After his three years with Diablo Ballet, Sparks decided he needed to make a big change. “I knew I didn’t want to dance anymore. My heart just wasn’t in it. I realized that dance was one part of life but there are so many others. I wanted to surf and just enjoy life,” he said.
So, after dancing for 18 years, at 35 years old, Sparks “reinvented” himself, something he said he has done many times. He got into sales – mostly selling medical equipment and medical software – and was quite successful at it. He was no longer the “poor dancer.” It also afforded him more time to surf.

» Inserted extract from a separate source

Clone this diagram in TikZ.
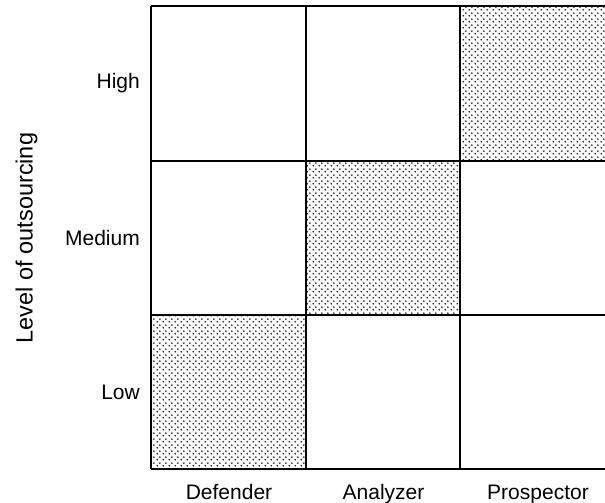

But he found that he actually missed dancing. So, when approached by a friend three years later and asked to perform in The Nutcracker, he accepted. And he’s continued dancing ever since.
He also continued his sales career until 2011 when he felt it was time to get into something else, to again reinvent himself. Yoga had always been a big part of his life. In fact, following a serious bicycle accident in 2007, Sparks said yoga was a very important part of his rehabilitation. So he began practicing more and became a certified yoga instructor.
Sparks is 49 years old and although he looks years younger, I couldn’t help but ask him if his body feels vastly different now when he’s dancing or surfing. “I actually feel better now in terms of knowing how to use my energy,” he said. “I may have had more energy when I was younger, but I know how to use it now. When I dance, I don’t necessarily kill it at every rehearsal. I save the energy for the performance. I’ve developed the ability to step on and off the accelerator. That comes from experience.”
Today, Sparks, practices and teaches yoga, is a certified Tai yoga masseuse, teaches dance at several dance companies throughout the Bay Area, and continues to perform with several different companies. He performed in a musical theater production last year and loved it. He also meditates, skateboards and plays guitar.
And, of course, he continues surfing – as frequently as he can!
Diane Claytor, a Chicago native, has spent most of her adult life living in the East Bay and working for several different non-profit organizations. Although admittedly not a dance aficionado, she enjoys all types of music and is probably happiest when she’s plugged into her mp3 player listening to whatever the mood dictates.